** Task description **
Working from the top of the listing below, retype each line through the line containing "plt.rcParams['mathtext.rm'] = 'Liberation", both included, with no pictures.

** Source excerpt **
• • • • •
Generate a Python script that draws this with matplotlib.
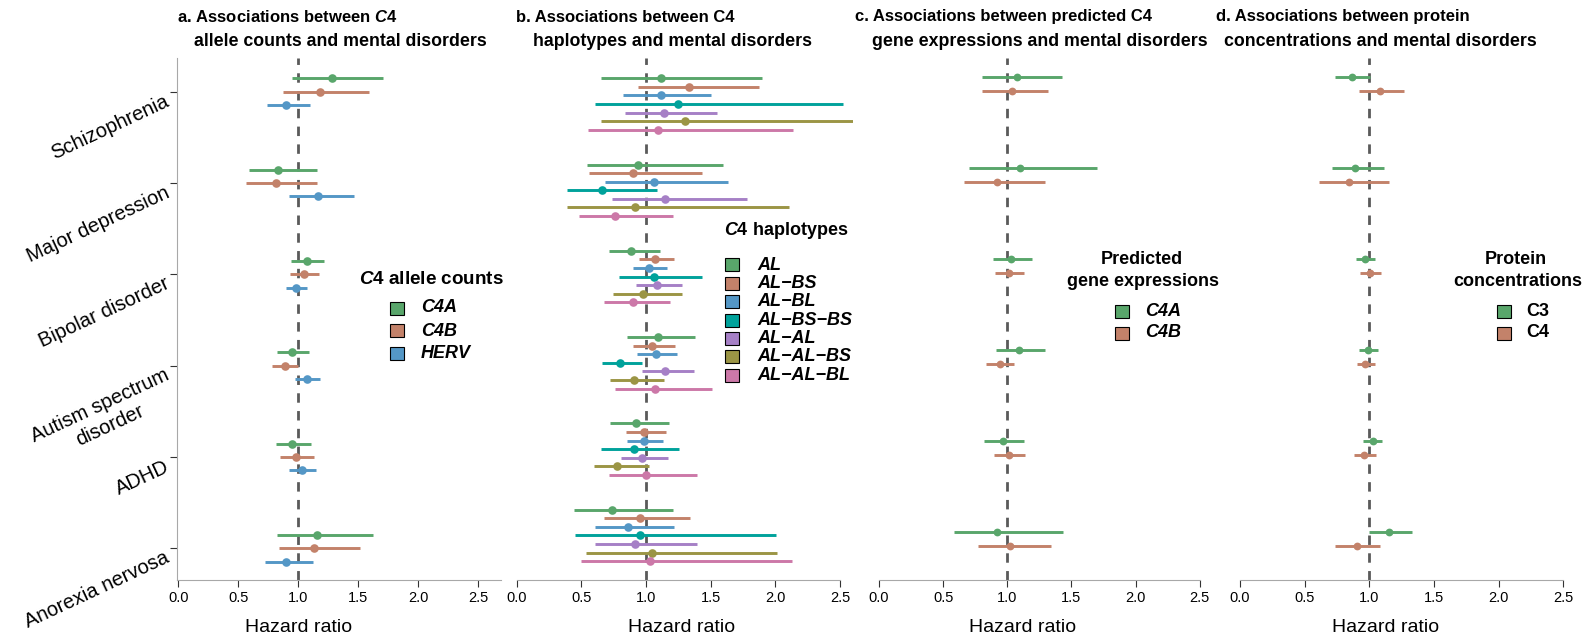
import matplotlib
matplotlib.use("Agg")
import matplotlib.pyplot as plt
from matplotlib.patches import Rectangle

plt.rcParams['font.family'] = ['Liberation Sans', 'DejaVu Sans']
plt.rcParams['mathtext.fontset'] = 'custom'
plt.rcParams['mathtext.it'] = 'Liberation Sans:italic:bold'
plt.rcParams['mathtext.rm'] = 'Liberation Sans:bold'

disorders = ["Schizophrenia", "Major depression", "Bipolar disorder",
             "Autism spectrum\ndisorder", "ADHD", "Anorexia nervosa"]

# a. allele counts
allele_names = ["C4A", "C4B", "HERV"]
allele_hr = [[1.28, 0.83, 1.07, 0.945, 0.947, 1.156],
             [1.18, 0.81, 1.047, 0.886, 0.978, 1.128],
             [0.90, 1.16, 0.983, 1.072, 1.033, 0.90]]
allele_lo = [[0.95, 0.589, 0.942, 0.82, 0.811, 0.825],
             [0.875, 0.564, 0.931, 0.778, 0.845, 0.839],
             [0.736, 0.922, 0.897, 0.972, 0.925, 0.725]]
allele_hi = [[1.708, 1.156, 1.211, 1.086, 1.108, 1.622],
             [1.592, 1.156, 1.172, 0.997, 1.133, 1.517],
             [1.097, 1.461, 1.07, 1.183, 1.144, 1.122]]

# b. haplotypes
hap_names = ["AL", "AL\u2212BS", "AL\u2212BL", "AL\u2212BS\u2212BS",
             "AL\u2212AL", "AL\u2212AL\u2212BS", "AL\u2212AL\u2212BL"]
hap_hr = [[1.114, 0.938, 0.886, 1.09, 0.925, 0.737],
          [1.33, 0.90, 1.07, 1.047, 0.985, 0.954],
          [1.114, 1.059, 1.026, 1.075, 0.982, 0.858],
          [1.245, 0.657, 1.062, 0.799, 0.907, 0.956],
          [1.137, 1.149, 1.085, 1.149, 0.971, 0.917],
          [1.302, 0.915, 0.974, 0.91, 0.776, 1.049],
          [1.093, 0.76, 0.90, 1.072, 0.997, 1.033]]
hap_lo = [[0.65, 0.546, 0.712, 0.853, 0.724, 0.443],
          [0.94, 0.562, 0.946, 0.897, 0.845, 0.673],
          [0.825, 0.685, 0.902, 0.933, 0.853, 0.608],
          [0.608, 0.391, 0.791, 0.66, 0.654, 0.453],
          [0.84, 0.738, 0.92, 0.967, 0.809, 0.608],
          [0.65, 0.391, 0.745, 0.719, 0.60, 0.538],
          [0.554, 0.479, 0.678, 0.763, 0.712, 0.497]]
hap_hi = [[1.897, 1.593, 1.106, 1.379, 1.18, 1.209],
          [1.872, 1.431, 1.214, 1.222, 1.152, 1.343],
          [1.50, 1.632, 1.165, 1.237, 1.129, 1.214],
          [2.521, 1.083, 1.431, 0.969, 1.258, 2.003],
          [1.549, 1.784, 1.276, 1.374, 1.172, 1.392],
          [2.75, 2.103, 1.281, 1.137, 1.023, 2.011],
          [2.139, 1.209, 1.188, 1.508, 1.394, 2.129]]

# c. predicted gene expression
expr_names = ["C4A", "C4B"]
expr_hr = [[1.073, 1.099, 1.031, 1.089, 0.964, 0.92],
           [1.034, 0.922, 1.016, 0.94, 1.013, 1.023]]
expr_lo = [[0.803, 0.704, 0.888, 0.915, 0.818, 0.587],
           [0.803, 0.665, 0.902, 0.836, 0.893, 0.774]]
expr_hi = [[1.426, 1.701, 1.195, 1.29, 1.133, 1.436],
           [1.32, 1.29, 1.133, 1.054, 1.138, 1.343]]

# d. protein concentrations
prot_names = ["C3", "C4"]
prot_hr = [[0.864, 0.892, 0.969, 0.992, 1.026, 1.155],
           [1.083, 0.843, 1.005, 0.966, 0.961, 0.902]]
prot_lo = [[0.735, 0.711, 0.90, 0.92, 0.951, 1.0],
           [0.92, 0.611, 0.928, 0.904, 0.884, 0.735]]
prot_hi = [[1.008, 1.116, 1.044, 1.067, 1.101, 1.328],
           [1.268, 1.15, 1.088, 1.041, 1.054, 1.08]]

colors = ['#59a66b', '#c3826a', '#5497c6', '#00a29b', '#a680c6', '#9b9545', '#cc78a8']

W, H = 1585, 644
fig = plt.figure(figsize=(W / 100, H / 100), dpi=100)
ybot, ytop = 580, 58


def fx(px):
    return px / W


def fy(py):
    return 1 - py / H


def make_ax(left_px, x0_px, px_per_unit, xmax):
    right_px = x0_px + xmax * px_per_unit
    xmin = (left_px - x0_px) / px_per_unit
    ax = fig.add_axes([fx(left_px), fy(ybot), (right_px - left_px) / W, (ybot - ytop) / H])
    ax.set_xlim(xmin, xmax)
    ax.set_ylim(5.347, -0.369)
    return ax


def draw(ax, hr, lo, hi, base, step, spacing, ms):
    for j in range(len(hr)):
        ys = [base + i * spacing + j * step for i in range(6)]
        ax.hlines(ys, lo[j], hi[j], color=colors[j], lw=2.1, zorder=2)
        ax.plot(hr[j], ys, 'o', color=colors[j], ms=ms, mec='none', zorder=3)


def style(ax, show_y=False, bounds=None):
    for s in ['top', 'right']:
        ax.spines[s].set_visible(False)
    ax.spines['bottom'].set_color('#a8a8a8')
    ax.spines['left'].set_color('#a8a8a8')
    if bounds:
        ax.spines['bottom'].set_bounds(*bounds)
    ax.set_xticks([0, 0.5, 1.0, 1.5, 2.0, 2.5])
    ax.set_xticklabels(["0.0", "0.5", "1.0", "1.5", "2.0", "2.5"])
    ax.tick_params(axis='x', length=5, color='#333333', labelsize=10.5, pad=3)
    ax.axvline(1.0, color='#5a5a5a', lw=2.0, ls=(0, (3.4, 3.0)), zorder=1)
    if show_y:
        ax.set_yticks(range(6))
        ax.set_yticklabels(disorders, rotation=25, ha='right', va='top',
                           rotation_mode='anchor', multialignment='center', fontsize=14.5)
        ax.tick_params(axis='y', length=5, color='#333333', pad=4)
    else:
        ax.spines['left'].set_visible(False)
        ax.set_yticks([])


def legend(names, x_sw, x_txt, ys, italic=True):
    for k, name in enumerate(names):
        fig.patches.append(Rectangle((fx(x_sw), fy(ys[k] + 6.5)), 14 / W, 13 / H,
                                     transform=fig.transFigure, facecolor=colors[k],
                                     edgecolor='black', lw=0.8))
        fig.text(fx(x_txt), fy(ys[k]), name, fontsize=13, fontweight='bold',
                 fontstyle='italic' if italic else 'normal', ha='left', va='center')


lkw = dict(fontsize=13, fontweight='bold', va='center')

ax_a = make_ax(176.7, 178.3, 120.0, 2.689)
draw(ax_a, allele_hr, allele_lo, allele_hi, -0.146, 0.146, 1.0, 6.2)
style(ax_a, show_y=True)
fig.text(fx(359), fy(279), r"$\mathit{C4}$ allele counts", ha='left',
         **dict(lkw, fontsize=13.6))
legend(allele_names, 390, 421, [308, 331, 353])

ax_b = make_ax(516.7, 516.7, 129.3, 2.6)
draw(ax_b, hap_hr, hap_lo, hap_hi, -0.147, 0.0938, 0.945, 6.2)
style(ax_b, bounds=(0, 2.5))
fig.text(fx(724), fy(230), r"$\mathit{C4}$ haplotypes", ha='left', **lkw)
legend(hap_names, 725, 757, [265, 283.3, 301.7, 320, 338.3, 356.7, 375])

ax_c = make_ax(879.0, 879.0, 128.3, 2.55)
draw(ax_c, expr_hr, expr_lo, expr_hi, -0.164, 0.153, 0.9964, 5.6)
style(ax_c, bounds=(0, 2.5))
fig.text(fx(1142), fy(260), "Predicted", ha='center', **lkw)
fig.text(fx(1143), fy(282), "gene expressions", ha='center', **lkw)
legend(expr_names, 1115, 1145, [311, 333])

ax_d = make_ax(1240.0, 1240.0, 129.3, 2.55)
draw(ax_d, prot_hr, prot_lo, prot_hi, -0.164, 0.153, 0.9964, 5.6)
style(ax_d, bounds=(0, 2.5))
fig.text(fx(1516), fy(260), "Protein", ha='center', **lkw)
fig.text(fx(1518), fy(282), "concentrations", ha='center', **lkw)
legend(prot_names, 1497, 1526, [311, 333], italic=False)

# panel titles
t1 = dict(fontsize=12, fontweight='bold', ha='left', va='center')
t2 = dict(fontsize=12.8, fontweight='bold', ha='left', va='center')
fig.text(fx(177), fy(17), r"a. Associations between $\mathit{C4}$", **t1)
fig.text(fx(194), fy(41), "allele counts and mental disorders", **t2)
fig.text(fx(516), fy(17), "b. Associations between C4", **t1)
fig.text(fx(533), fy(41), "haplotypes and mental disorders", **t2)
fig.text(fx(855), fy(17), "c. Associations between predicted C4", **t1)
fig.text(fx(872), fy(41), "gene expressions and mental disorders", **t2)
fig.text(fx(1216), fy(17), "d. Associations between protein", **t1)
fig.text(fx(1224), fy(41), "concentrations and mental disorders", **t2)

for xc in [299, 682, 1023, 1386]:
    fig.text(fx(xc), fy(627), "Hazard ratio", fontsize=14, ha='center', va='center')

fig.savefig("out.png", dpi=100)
• • • • •
** Reply to the task **
Generate a Python script that draws this with matplotlib.
import matplotlib
matplotlib.use("Agg")
import matplotlib.pyplot as plt
from matplotlib.patches import Rectangle

plt.rcParams['font.family'] = ['Liberation Sans', 'DejaVu Sans']
plt.rcParams['mathtext.fontset'] = 'custom'
plt.rcParams['mathtext.it'] = 'Liberation Sans:italic:bold'
plt.rcParams['mathtext.rm'] = 'Liberation Sans:bold'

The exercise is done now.